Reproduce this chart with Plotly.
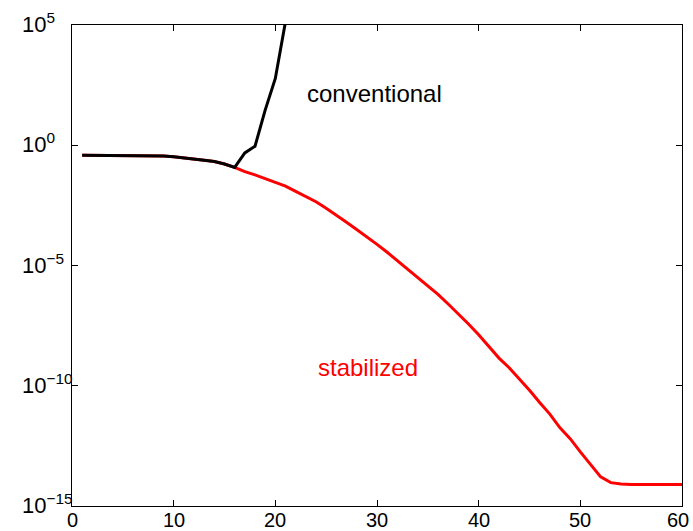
import math
import plotly.graph_objects as go

# iteration index
n_common = list(range(1, 17))
# log10 of error, shared part (iterations 1..16)
log_common = [-0.42, -0.42, -0.42, -0.42, -0.42, -0.42, -0.42, -0.43, -0.45, -0.48,
              -0.52, -0.55, -0.62, -0.68, -0.78, -0.92]

# conventional continues (17..22)
n_conv_tail = [17, 18, 19, 20, 21, 22]
log_conv_tail = [-0.32, -0.04, 1.46, 2.78, 5.05, 7.5]

# stabilized continues (17..60)
n_stab_tail = list(range(17, 61))
log_stab_tail = [-1.10, -1.23, -1.38, -1.55, -1.70, -1.92, -2.12, -2.35, -2.62, -2.90,
                 -3.20, -3.50, -3.80, -4.12, -4.45, -4.80, -5.13, -5.50, -5.83, -6.20,
                 -6.60, -7.00, -7.43, -7.88, -8.35, -8.85, -9.25, -9.70, -10.19, -10.70,
                 -11.18, -11.75, -12.20, -12.75, -13.27, -13.79, -14.03, -14.09, -14.11, -14.11,
                 -14.11, -14.11, -14.11, -14.11]

ytick_vals = [1e5, 1e0, 1e-5, 1e-10, 1e-15]
ytick_text = ["10<sup>5</sup>", "10<sup>0</sup>", "10<sup>\u22125</sup>",
              "10<sup>\u221210</sup>", "10<sup>\u221215</sup>"]
xtick_vals = [0, 10, 20, 30, 40, 50, 60]
xtick_text = ["0", "10", "20", "30", "40", "50", "60"]

FONT = "Liberation Sans, Arial"

n_stab = n_common + n_stab_tail
y_stab = [10 ** v for v in log_common + log_stab_tail]
n_conv = n_common + n_conv_tail
y_conv = [10 ** v for v in log_common + log_conv_tail]

fig = go.Figure()
fig.add_trace(go.Scatter(x=n_stab, y=y_stab, mode="lines",
                         line=dict(color="#ff0000", width=3), showlegend=False))
fig.add_trace(go.Scatter(x=n_conv, y=y_conv, mode="lines",
                         line=dict(color="#000000", width=3), showlegend=False))

# annotation y is given in log10 units on a log axis
fig.add_annotation(x=29.8, y=2.16, xref="x", yref="y", text="conventional",
                   showarrow=False, font=dict(color="black", size=24, family=FONT))
fig.add_annotation(x=29.1, y=-9.23, xref="x", yref="y", text="stabilized",
                   showarrow=False, font=dict(color="#ff0000", size=24, family=FONT))

# y tick labels, left-aligned as in the original
for v, t in zip(ytick_vals, ytick_text):
    fig.add_annotation(x=-0.0852, xref="paper", xanchor="left",
                       y=math.log10(v), yref="y", yanchor="middle", yshift=2,
                       text=t, showarrow=False,
                       font=dict(color="black", size=22, family=FONT))

# x tick labels, placed just below the axis
for v, t in zip(xtick_vals, xtick_text):
    fig.add_annotation(x=v, xref="x", xanchor="center",
                       y=-0.0104, yref="paper", yanchor="top", yshift=4,
                       xshift=-4 if v == xtick_vals[-1] else 0,
                       text=t, showarrow=False,
                       font=dict(color="black", size=20, family=FONT))

axis_common = dict(showline=True, linecolor="black", linewidth=1.3, mirror="ticks",
                   ticks="inside", ticklen=6, tickcolor="black", tickwidth=1,
                   showgrid=False, zeroline=False, automargin=False,
                   showticklabels=False)

fig.update_xaxes(range=[0, 60], tickvals=xtick_vals, **axis_common)
fig.update_yaxes(type="log", range=[-15, 5], tickvals=ytick_vals, **axis_common)

fig.update_layout(width=693, height=531, margin=dict(l=72, r=11, t=25, b=25),
                  paper_bgcolor="white", plot_bgcolor="white")

fig.write_html("out.html")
--------------------------------
# Set problem:
Retype the whole listing, keeping every line identical and omitting all pictures.

# Solution for this problem:
Reproduce this chart with Plotly.
import math
import plotly.graph_objects as go

# iteration index
n_common = list(range(1, 17))
# log10 of error, shared part (iterations 1..16)
log_common = [-0.42, -0.42, -0.42, -0.42, -0.42, -0.42, -0.42, -0.43, -0.45, -0.48,
              -0.52, -0.55, -0.62, -0.68, -0.78, -0.92]

# conventional continues (17..22)
n_conv_tail = [17, 18, 19, 20, 21, 22]
log_conv_tail = [-0.32, -0.04, 1.46, 2.78, 5.05, 7.5]

# stabilized continues (17..60)
n_stab_tail = list(range(17, 61))
log_stab_tail = [-1.10, -1.23, -1.38, -1.55, -1.70, -1.92, -2.12, -2.35, -2.62, -2.90,
                 -3.20, -3.50, -3.80, -4.12, -4.45, -4.80, -5.13, -5.50, -5.83, -6.20,
                 -6.60, -7.00, -7.43, -7.88, -8.35, -8.85, -9.25, -9.70, -10.19, -10.70,
                 -11.18, -11.75, -12.20, -12.75, -13.27, -13.79, -14.03, -14.09, -14.11, -14.11,
                 -14.11, -14.11, -14.11, -14.11]

ytick_vals = [1e5, 1e0, 1e-5, 1e-10, 1e-15]
ytick_text = ["10<sup>5</sup>", "10<sup>0</sup>", "10<sup>\u22125</sup>",
              "10<sup>\u221210</sup>", "10<sup>\u221215</sup>"]
xtick_vals = [0, 10, 20, 30, 40, 50, 60]
xtick_text = ["0", "10", "20", "30", "40", "50", "60"]

FONT = "Liberation Sans, Arial"

n_stab = n_common + n_stab_tail
y_stab = [10 ** v for v in log_common + log_stab_tail]
n_conv = n_common + n_conv_tail
y_conv = [10 ** v for v in log_common + log_conv_tail]

fig = go.Figure()
fig.add_trace(go.Scatter(x=n_stab, y=y_stab, mode="lines",
                         line=dict(color="#ff0000", width=3), showlegend=False))
fig.add_trace(go.Scatter(x=n_conv, y=y_conv, mode="lines",
                         line=dict(color="#000000", width=3), showlegend=False))

# annotation y is given in log10 units on a log axis
fig.add_annotation(x=29.8, y=2.16, xref="x", yref="y", text="conventional",
                   showarrow=False, font=dict(color="black", size=24, family=FONT))
fig.add_annotation(x=29.1, y=-9.23, xref="x", yref="y", text="stabilized",
                   showarrow=False, font=dict(color="#ff0000", size=24, family=FONT))

# y tick labels, left-aligned as in the original
for v, t in zip(ytick_vals, ytick_text):
    fig.add_annotation(x=-0.0852, xref="paper", xanchor="left",
                       y=math.log10(v), yref="y", yanchor="middle", yshift=2,
                       text=t, showarrow=False,
                       font=dict(color="black", size=22, family=FONT))

# x tick labels, placed just below the axis
for v, t in zip(xtick_vals, xtick_text):
    fig.add_annotation(x=v, xref="x", xanchor="center",
                       y=-0.0104, yref="paper", yanchor="top", yshift=4,
                       xshift=-4 if v == xtick_vals[-1] else 0,
                       text=t, showarrow=False,
                       font=dict(color="black", size=20, family=FONT))

axis_common = dict(showline=True, linecolor="black", linewidth=1.3, mirror="ticks",
                   ticks="inside", ticklen=6, tickcolor="black", tickwidth=1,
                   showgrid=False, zeroline=False, automargin=False,
                   showticklabels=False)

fig.update_xaxes(range=[0, 60], tickvals=xtick_vals, **axis_common)
fig.update_yaxes(type="log", range=[-15, 5], tickvals=ytick_vals, **axis_common)

fig.update_layout(width=693, height=531, margin=dict(l=72, r=11, t=25, b=25),
                  paper_bgcolor="white", plot_bgcolor="white")

fig.write_html("out.html")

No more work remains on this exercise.